As you are moving and hopefully heading in a discernible direction remember to utilize that survival whistle. The universal blow for help is three consecutive whistle blows. Execute this throughout your travels. This will allow others to hear you. Again, we have reached a time where the woods are more populated than ever before. Use this to your advantage.


Feeling the brisk air against your face in the morning or watching the sun melt between the mountains at night, these are the best parts of camping. The wilderness is the great equalizer in our world of illogical technological intrusion. We are under attack by advertising and stimulation nearly 24/7.

When we finally break the links and get into the woods there are very real risks we must consider.

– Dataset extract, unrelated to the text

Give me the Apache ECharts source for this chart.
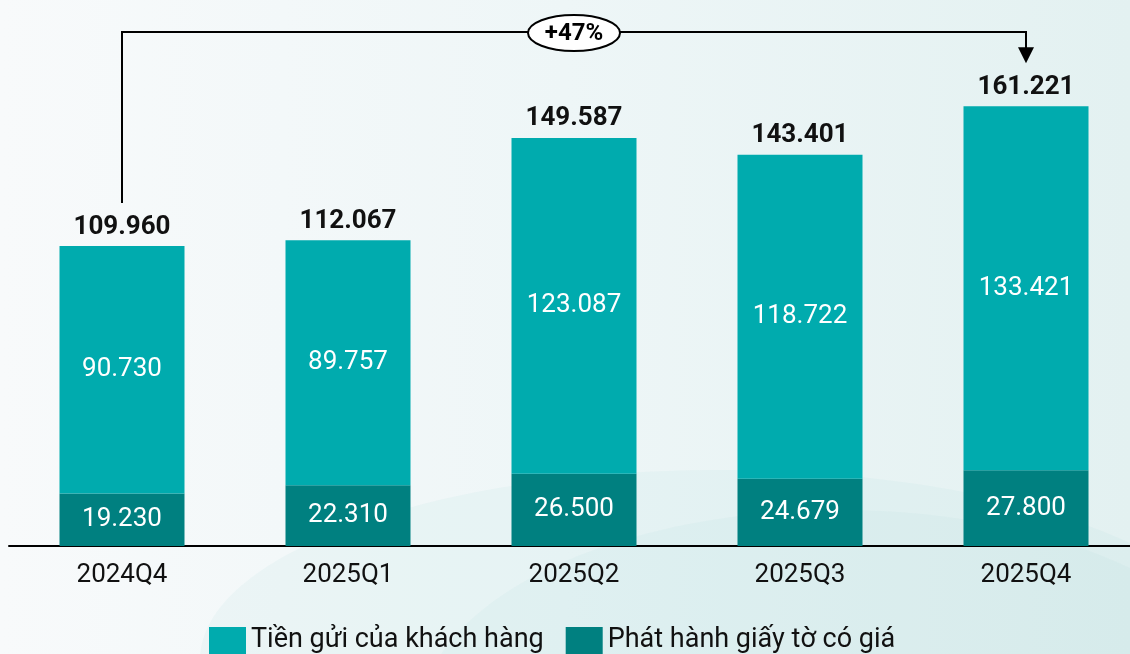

It’s not about fear but respect for an unforgiving environment. If you come prepared and informed you can enjoy the unforgiving nature of the wilderness along with its unforgiving beauty.


Tuesday 15th of August 2017

Don't panic...

George Ashley

Sunday 5th of February 2017

Being lost in the wilderness is truly terrifying experience, but as you said the help could only be a mile away, considering how many people are actually doing outdoors right now. This is really good, brings us closer together in the nature while ensuring that we are safer since there are more of us.

But we can not count on this as a solution so a proper map and compass is a must. A satellite phone and flare gun or any other way to send a distress signal would also be advised if the area you are exploring is dangerous in the terms of wild life and the terrain.


Sunday 5th of February 2017

Good stuff George!


Thursday 2nd of February 2017

I've been close to lost, but never truly lost. Definitely didn't know where I was a few times (especially while canoeing at 1am in the BWCA!), but thankfully I've been able to find my way back!